BEGIN

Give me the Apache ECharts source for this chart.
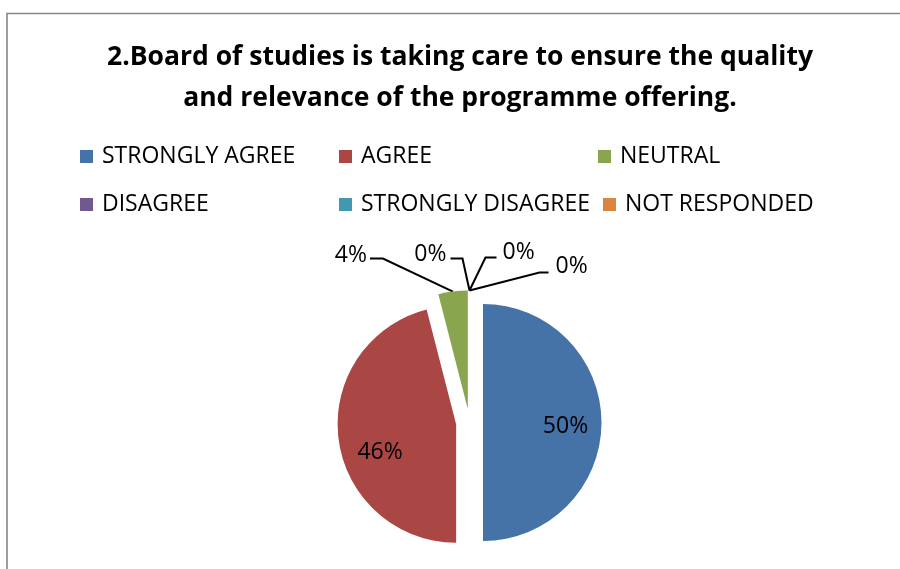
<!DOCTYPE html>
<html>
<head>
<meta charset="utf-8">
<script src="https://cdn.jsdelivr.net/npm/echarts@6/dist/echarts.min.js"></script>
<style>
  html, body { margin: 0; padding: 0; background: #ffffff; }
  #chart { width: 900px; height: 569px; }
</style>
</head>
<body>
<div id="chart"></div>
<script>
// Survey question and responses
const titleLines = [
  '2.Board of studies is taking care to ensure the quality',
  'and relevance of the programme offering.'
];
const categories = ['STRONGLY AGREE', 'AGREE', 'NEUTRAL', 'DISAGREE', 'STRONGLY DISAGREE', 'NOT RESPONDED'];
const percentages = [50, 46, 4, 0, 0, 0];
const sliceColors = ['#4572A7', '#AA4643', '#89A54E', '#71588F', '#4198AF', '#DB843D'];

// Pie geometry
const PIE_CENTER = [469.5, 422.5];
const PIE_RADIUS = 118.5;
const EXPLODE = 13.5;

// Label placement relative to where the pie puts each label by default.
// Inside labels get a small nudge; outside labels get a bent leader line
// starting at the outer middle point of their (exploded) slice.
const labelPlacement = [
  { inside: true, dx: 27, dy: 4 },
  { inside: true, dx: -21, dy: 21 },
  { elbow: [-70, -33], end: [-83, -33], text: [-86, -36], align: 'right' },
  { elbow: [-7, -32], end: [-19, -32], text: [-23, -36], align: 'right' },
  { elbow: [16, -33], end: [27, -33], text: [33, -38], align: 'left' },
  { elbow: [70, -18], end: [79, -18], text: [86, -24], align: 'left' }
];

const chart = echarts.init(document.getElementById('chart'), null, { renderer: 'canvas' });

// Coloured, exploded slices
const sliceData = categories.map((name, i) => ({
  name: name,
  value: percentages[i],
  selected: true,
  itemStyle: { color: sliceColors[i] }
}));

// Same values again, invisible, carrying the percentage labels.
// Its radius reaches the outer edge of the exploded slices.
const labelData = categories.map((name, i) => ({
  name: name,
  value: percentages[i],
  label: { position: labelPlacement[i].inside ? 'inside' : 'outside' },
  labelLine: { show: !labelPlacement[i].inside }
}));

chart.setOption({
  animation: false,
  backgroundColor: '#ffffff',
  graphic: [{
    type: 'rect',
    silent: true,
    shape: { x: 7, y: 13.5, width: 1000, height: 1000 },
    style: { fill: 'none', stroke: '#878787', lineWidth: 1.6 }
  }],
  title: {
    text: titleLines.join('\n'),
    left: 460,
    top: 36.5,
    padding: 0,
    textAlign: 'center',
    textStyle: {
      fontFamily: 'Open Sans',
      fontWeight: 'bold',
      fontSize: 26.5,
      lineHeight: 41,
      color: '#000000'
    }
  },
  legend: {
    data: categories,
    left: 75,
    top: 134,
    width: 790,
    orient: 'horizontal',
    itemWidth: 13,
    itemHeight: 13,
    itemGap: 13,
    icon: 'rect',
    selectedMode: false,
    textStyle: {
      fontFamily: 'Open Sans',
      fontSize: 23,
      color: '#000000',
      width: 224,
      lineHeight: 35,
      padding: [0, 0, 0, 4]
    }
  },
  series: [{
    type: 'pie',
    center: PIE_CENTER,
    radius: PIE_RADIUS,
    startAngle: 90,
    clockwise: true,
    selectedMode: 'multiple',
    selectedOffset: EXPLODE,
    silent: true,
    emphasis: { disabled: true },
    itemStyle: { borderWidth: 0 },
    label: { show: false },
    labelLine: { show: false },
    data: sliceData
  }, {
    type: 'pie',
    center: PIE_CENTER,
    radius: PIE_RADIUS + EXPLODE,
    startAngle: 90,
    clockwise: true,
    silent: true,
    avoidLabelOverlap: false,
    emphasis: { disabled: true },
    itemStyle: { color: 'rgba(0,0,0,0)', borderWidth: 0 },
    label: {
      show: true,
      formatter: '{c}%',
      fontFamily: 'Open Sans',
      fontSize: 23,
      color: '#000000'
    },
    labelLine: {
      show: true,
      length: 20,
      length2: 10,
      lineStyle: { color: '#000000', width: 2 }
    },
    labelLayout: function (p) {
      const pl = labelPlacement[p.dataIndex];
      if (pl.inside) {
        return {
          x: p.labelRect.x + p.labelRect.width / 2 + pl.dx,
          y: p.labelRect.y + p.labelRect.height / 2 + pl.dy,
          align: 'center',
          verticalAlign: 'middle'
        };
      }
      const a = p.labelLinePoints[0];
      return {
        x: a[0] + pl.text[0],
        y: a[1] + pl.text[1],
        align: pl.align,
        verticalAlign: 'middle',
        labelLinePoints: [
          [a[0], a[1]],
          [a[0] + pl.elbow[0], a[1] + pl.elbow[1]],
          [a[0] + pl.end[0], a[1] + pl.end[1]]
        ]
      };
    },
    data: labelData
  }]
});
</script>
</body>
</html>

END

◆ **WRITTEN INSTRUCTION**: Omit every picture, then repeat the remaining data exactly as it appears above.

◆ **SOLUTION TO THIS EXERCISE**:
Give me the Apache ECharts source for this chart.
<!DOCTYPE html>
<html>
<head>
<meta charset="utf-8">
<script src="https://cdn.jsdelivr.net/npm/echarts@6/dist/echarts.min.js"></script>
<style>
  html, body { margin: 0; padding: 0; background: #ffffff; }
  #chart { width: 900px; height: 569px; }
</style>
</head>
<body>
<div id="chart"></div>
<script>
// Survey question and responses
const titleLines = [
  '2.Board of studies is taking care to ensure the quality',
  'and relevance of the programme offering.'
];
const categories = ['STRONGLY AGREE', 'AGREE', 'NEUTRAL', 'DISAGREE', 'STRONGLY DISAGREE', 'NOT RESPONDED'];
const percentages = [50, 46, 4, 0, 0, 0];
const sliceColors = ['#4572A7', '#AA4643', '#89A54E', '#71588F', '#4198AF', '#DB843D'];

// Pie geometry
const PIE_CENTER = [469.5, 422.5];
const PIE_RADIUS = 118.5;
const EXPLODE = 13.5;

// Label placement relative to where the pie puts each label by default.
// Inside labels get a small nudge; outside labels get a bent leader line
// starting at the outer middle point of their (exploded) slice.
const labelPlacement = [
  { inside: true, dx: 27, dy: 4 },
  { inside: true, dx: -21, dy: 21 },
  { elbow: [-70, -33], end: [-83, -33], text: [-86, -36], align: 'right' },
  { elbow: [-7, -32], end: [-19, -32], text: [-23, -36], align: 'right' },
  { elbow: [16, -33], end: [27, -33], text: [33, -38], align: 'left' },
  { elbow: [70, -18], end: [79, -18], text: [86, -24], align: 'left' }
];

const chart = echarts.init(document.getElementById('chart'), null, { renderer: 'canvas' });

// Coloured, exploded slices
const sliceData = categories.map((name, i) => ({
  name: name,
  value: percentages[i],
  selected: true,
  itemStyle: { color: sliceColors[i] }
}));

// Same values again, invisible, carrying the percentage labels.
// Its radius reaches the outer edge of the exploded slices.
const labelData = categories.map((name, i) => ({
  name: name,
  value: percentages[i],
  label: { position: labelPlacement[i].inside ? 'inside' : 'outside' },
  labelLine: { show: !labelPlacement[i].inside }
}));

chart.setOption({
  animation: false,
  backgroundColor: '#ffffff',
  graphic: [{
    type: 'rect',
    silent: true,
    shape: { x: 7, y: 13.5, width: 1000, height: 1000 },
    style: { fill: 'none', stroke: '#878787', lineWidth: 1.6 }
  }],
  title: {
    text: titleLines.join('\n'),
    left: 460,
    top: 36.5,
    padding: 0,
    textAlign: 'center',
    textStyle: {
      fontFamily: 'Open Sans',
      fontWeight: 'bold',
      fontSize: 26.5,
      lineHeight: 41,
      color: '#000000'
    }
  },
  legend: {
    data: categories,
    left: 75,
    top: 134,
    width: 790,
    orient: 'horizontal',
    itemWidth: 13,
    itemHeight: 13,
    itemGap: 13,
    icon: 'rect',
    selectedMode: false,
    textStyle: {
      fontFamily: 'Open Sans',
      fontSize: 23,
      color: '#000000',
      width: 224,
      lineHeight: 35,
      padding: [0, 0, 0, 4]
    }
  },
  series: [{
    type: 'pie',
    center: PIE_CENTER,
    radius: PIE_RADIUS,
    startAngle: 90,
    clockwise: true,
    selectedMode: 'multiple',
    selectedOffset: EXPLODE,
    silent: true,
    emphasis: { disabled: true },
    itemStyle: { borderWidth: 0 },
    label: { show: false },
    labelLine: { show: false },
    data: sliceData
  }, {
    type: 'pie',
    center: PIE_CENTER,
    radius: PIE_RADIUS + EXPLODE,
    startAngle: 90,
    clockwise: true,
    silent: true,
    avoidLabelOverlap: false,
    emphasis: { disabled: true },
    itemStyle: { color: 'rgba(0,0,0,0)', borderWidth: 0 },
    label: {
      show: true,
      formatter: '{c}%',
      fontFamily: 'Open Sans',
      fontSize: 23,
      color: '#000000'
    },
    labelLine: {
      show: true,
      length: 20,
      length2: 10,
      lineStyle: { color: '#000000', width: 2 }
    },
    labelLayout: function (p) {
      const pl = labelPlacement[p.dataIndex];
      if (pl.inside) {
        return {
          x: p.labelRect.x + p.labelRect.width / 2 + pl.dx,
          y: p.labelRect.y + p.labelRect.height / 2 + pl.dy,
          align: 'center',
          verticalAlign: 'middle'
        };
      }
      const a = p.labelLinePoints[0];
      return {
        x: a[0] + pl.text[0],
        y: a[1] + pl.text[1],
        align: pl.align,
        verticalAlign: 'middle',
        labelLinePoints: [
          [a[0], a[1]],
          [a[0] + pl.elbow[0], a[1] + pl.elbow[1]],
          [a[0] + pl.end[0], a[1] + pl.end[1]]
        ]
      };
    },
    data: labelData
  }]
});
</script>
</body>
</html>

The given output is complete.